What does it take?
Here is an article written by Roger Bourland of UCLA about a student who appllied and did not get in. When I first read this thread I was not angry, I was amazed. I was impressed. It’s obvious that the student was not accpected because his musical skills were deemed unfit, which is perfectly reasonable. But at what point do you go to school for music? At what point do you learn to write, reherse and perform your own compositions?
From the article it can be assumed that either this applicant’s writing is either a) terribad and needs guidance, b) was just “out there” or c) it may reflect popular music styles that Mr. Bourland didn’t approve of. With Classical Music being in a decline since the 1900’s and the interest of it ever fading, one would think that embracing those with a passion in it would be a good idea. Also any one of the three problems above could be solved or even exploited and put to good use.
Here’s how Roger Bourland handles it:
I told him that it was unlikely that he would be admitted to those schools, writing the way he writes. I encouraged him to not be disappointed because the teachers he would be working with there, would not approve of the music he is writing…
It seems that Mr. Bourland’s main problem with this applicant was that there was no interaction with other musicians:
He didn’t have any performances by people; all of his “performances” were computer playback. He doesn’t participate in the musical process. I told him to GO to that oboe recital… But the component most lacking, was being involved with other musicians. Music is a social art, and if you don’t like people, you are in the wrong art. Young composers can’t just sit at home at their computers, churning out music for no one. Music must be for warm bodies; for live performers who play music by living composers for a live audience.
I don’t know about other composer. But I had no access to other musicians until I got into undergraduate school. I lived on an island. The only moderately decent orchestra was 2 hours away in Key West and would have little or no time for an amature like me. If the music was of high school level there were no string players and very few brass, woodwind and percussionist to choose from. There would have been no way for me to get my music performed and/or recorded with any ease… especially in time to get recordings to a college/university.

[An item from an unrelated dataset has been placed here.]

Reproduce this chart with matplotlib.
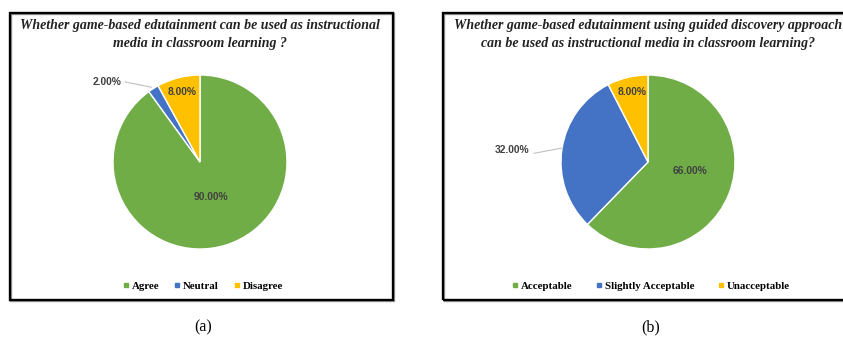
import numpy as np
import matplotlib.pyplot as plt
from matplotlib.patches import Rectangle
from matplotlib.lines import Line2D

W, H = 843, 341

# data
labels_a = ['Agree', 'Neutral', 'Disagree']
values_a = [90, 2, 8]
labels_b = ['Acceptable', 'Slightly Acceptable', 'Unacceptable']
values_b = [66, 32, 8]
colors = ['#70AD47', '#4472C4', '#FFC000']

title_a = 'Whether game-based edutainment can be used as instructional\nmedia in classroom learning ?'
title_b = 'Whether game-based edutainment using guided discovery approach\ncan be used as instructional media in classroom learning?'

# label positions (pie units) and leader lines
pos_a = [(0.12, -0.40), (-1.07, 0.92), (-0.21, 0.80)]
pos_b = [(0.48, -0.10), (-1.56, 0.14), (-0.18, 0.80)]
lead_a = {1: [(-0.86, 0.92), (-0.56, 0.86)]}
lead_b = {1: [(-1.31, 0.10), (-0.99, 0.16)]}

fig = plt.figure(figsize=(W / 100, H / 100), dpi=100)


def fx(px):
    return px / W


def fy(py):
    return 1 - py / H


def box(x0, x1, y0, y1):
    for off, col in [(1.2, '#a0a0a0'), (0, 'black')]:
        r = Rectangle((fx(x0 + off), fy(y1 + off)), fx(x1 - x0), (y1 - y0) / H,
                      transform=fig.transFigure, fill=False, ec=col, lw=1.7,
                      clip_on=False)
        fig.patches.append(r)


def panel(cx, cy, rad, values, labels, title, tcx, pos, leads, legx, colsp):
    ax = fig.add_axes([fx(cx - rad), fy(cy + rad), 2 * rad / W, 2 * rad / H])
    wedges, _ = ax.pie(values, colors=colors, startangle=90, counterclock=False,
                       wedgeprops=dict(edgecolor='white', linewidth=1.0))
    ax.set_xlim(-1, 1)
    ax.set_ylim(-1, 1)
    for i, v in enumerate(values):
        ax.text(pos[i][0], pos[i][1], '%.2f%%' % v, ha='center', va='center',
                fontsize=7.4, fontweight='bold', color='#404040',
                family='Liberation Sans')
    for i, pts in leads.items():
        xs, ys = zip(*pts)
        ax.plot(xs, ys, color='#bfbfbf', lw=0.8, clip_on=False)
    fig.text(fx(tcx), fy(34.5), title, ha='center', va='center', fontsize=10,
             fontweight='bold', style='italic', family='Liberation Serif',
             color='#222222', linespacing=1.4)
    handles = [Line2D([], [], marker='s', color=c, ls='none', markersize=3.2)
               for c in colors]
    fig.legend(handles, labels, loc='center', bbox_to_anchor=(fx(legx), fy(286)),
               ncol=3, frameon=False, prop=dict(family='Liberation Serif',
                                                 weight='bold', size=7.8),
               handletextpad=0.1, columnspacing=colsp, handlelength=0.9)
    return ax


box(10, 393, 13, 300)
box(443, 860, 13, 300)

panel(200, 162, 87, values_a, labels_a, title_a, 200, pos_a, lead_a, 202, 1.2)
panel(648, 162, 87, values_b, labels_b, title_b, 648, pos_b, lead_b, 650, 2.0)

fig.text(fx(203), fy(327), '(a)', ha='center', va='center', fontsize=11.5,
         family='Liberation Serif')
fig.text(fx(651), fy(327), '(b)', ha='center', va='center', fontsize=11.5,
         family='Liberation Serif')

fig.savefig('out.png', dpi=100)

There are some good points in Roger’s article though. If there is no interaction between the musicians and composer you can’t really feel the music. You can get a vague idea but it sounds nothing like a midi playback. The dynamics are different with each and every classical instrument depending on the range. The pitch is different as well. Take a bari saxophone for example: the lower register is very deep and very muddy, the mid range is nice and clean and the typical sound of a saxophone and the high range is squeeky… very squeeky. Also you encounter problems with fingerings and such. However, it is a very
good starting point. It alleviates some financial problems for composers as well as time consumption.
The things I disagree with most though are:
Young composers can’t just sit at home at their computers, churning out music for no one. Music must be for warm bodies; for live performers who play music by living composers for a live audience.
Which he did later retract a bit.
Composers can sit at home and do whatever they want. Just because they don’t get their music to a live audience doesn’t make them any less of a composer. It just makes them an unknown or undiscovered composer. It’s his choice. With his retraction Roger Bourland added:
On second thought: I disagree. Music CAN be for live people and such, but it is just fine on an iPod, a personal home sound system, or as a pre-canned soundtrack for dance, theater, movies and such. I do feel strongly that experience with real instruments and live performers is invaluable.
This I agree with full heartily.
His music had no performance detail, other than notes and rhythms: no tempo, no dynamics, no articulation. No description as to how the piece should go. I sang one passage and showed how it might be faster or slower, or louder or softer, or with different articulation to make the point; and each, a different musical utterance.
Everyone is different in their writing. Some people go through and write each note with each articulation, each crescendo and decrescendo. Everything they can think of is written down, including a description of how a note should be played down to the details of the lips of the performer. Others start with a single instrument and write the whole piece through that. Others write a condensed score for piano first. As far as articulations and dynamics go I don’t put any articulations or dynamics in until I am at least half way done with the piece. That is unless there is a specific part that absolutely has to be that way. I do, though, start with at least a general idea of what tempo marking I’d like to have. And only when I am finally done with the first draft of the full piece do I add in an expression such as “fluidly”, “cheerful” or “gloomy”. Get with the times, buddy. Just because he doesn’t have live recordings doesn’t make him any less of a composer. And why not support your fellow classical music lovers?
I would also like to point out that Wagner was not a very good musician by his own right. He could barely perform on any instrument. However, we do reguard him as a great composer.
Although I have not listened to this prospective student’s compositions I would have to agree with Roger Bourland’s advice on the matter. A standard has to be set.
So arises another question: Does one have to be a great performer to be a great composer? Or does it just help?